In 1487 James III created a later William Ruthven, Lord Ruthven. Patrick, the 3rd Lord Ruthven was one of the staunchest supporters of the Protestant Reformation in Scotland. He was a friend of Lord Darnley, Mary, Queen of Scots second husband and in September 1565 entertained the couple during their honeymoon. Lord Ruthven was one of those who participated in the murder of David Rizzio in 1566 and afterwards fled abroad, to Newcastle where he died soon after. His son, the 4th Lord Ruthven returned to Scotland in time to assist in the forced abdication of the Queen at Lochleven on 24 July 1567. He was present at the coronation of the queen's son, James VI at Stirling and was appointed treasurer of Scotland. In 1581 he was created earl of Gowrie.


Huntingtower or Ruthven Castle as it was called was the setting for the celebrated Scottish coup d'edat known as the 'Ruthven Raid'. In August 1582 Lord Gowrie and others anxious to remove the young king from Catholic influence took advantage of his presence in Perth to invite him to stay  at Ruthven. The king accepted. He was held capture at Ruthven (Huntingtower) until June 1583 when the sixteen year old King managed to escape. James took his revenge and Lord Gowrie was tried, found guilty, and executed at Strirling in 1584. His property including Ruthven was forfeited to the crown, however James restored the estates and titles of the 1st Earl to his son James Ruthven. He died two years later and was succeeded by his younger brother John. John, the 3rd Earl Gowrie was also implicated in a conspiracy against James VI as a result of which the name of Ruthven was abolished, their arms deleted and all their lands forfeit. In 1600 Parliament also decreed that the place of Ruthven henceforth be called Huntingtower.


Huntingtower became crown property until in 1663 Charles II granted it to James Murray, earl of Tullabardine. When the 4th Earl of Tullabardine died at Huntingtower in 1670 without heir  the property passed to his cousin, John Murray, 2nd Earl of Atholl, whose seat was Blair Castle. It was  at Huntingtower that the 1st Duke of Atholl's wife gave birth to Lord George Murray, Bonnie Prince Charlie's military commander during the Jacobite Rebellion of 1745. In 1805 the 3rd Duke of Atholl sold Huntungtower to a local mill owner who used it to house his workers. Huntingtower was entrusted into the care of the state in 1912.

Friday, 7 February 2014

Preston Mill

Preston Mill near the village of East Linton was East Lothian's last working water mill. The buildings date from the 18th century although some parts of them  may date from the 17th century when the mill served the neighbouring Smeaton Estate. There has been a mill on the site, making use of the power of the River Tyne since the 16th century. Given to the National Trust for Scotland in 1950, Preston Mill was last used for the production of oats in 1959.

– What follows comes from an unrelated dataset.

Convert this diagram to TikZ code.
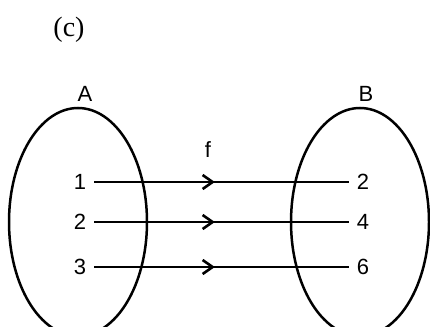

Now a museum, the kiln with its conical  roof is very popular with photographers.

Tuesday, 4 February 2014

Jupiter Artland, "Landscape with Gun and Tree 2010"

Landscape with Gun And Tree 2010 by Cornelia Parker.


"In Gainsborough's, Mr and Mrs Andrews, a couple are posed under a tree, Mr Andrews carries a shotgun under his arm and his wife sits with her (unfinished) hands in her lap. In Landscape with Gun and Tree, a gun has been left leaning against a tree, possibly loaded."







Sunday, 2 February 2014

Culross Palace

Culross Palace is a beautifully restored merchants' house on the north shore of the Firth of Forth in Fife. 'Palace' in the Scots language denotes a mansion with a courtyard, not necessarily a royal residence, although James VI  did visit on several occasions. Culross Palace was built between 1597 and 1611 for Sir George Bruce who had made his fortune from the production and sale of salt and coal. He was a great innovator as well as an entrepreneur whose coal mine at Culross was the first in the world to extend under the sea, in 1575, beneath the Firth of Forth.


Culross was an important seaport and once it gained the status of a royal burgh  was able to trade with foreign ports. Although constructed from local sandstone, many of the materials used in the Palace were the result of Sir George's  foreign trade. Baltic pine was used in the floors, ceilings and roof,  red pantiles used to cover the roofs were brought back as ballast in the otherwise empty ships. Imported Dutch glass and floor tiles were also used.


After Sir George's death in 1625, his son also George inherited the major part of his father's estate, and his son Edward, 1st Earl of Kincardine was probably born in the Palace in 1629. He was a Royalist who was enobled by Charles I shortly before his execution. His younger brother Alexander Bruce, 2nd Earl of Kincardine was also an ardent Royalist and he went into exile during the Commonwealth. After the Restoration he returned to Scotland where he held many government offices including Privy Councillor. He lived in the Palace until he had built  Culross Abbey House in 1670. Later in life he experienced financial difficulties which  his son Alexander was unable to reverse. After his death in 1705 the estate was put up for sale.


The Palace was bought by Col. John Erskine of Carnock, whose mother was Sir George Bruce's granddaughter. He became M.P. for Culross at the Scottish Parliament from 1702 to 1707 and afterwards at Westminster. The property changed hands again several times, being used for a while as tenements until finally in the late  nineteenth century it was unoccupied and fell into disrepair. The Earl of Dundonald bought the Palace in 1921, he was descended from the builder Sir George Bruce, but he never lived in it and in 1932 sold it to the national Trust for Scotland.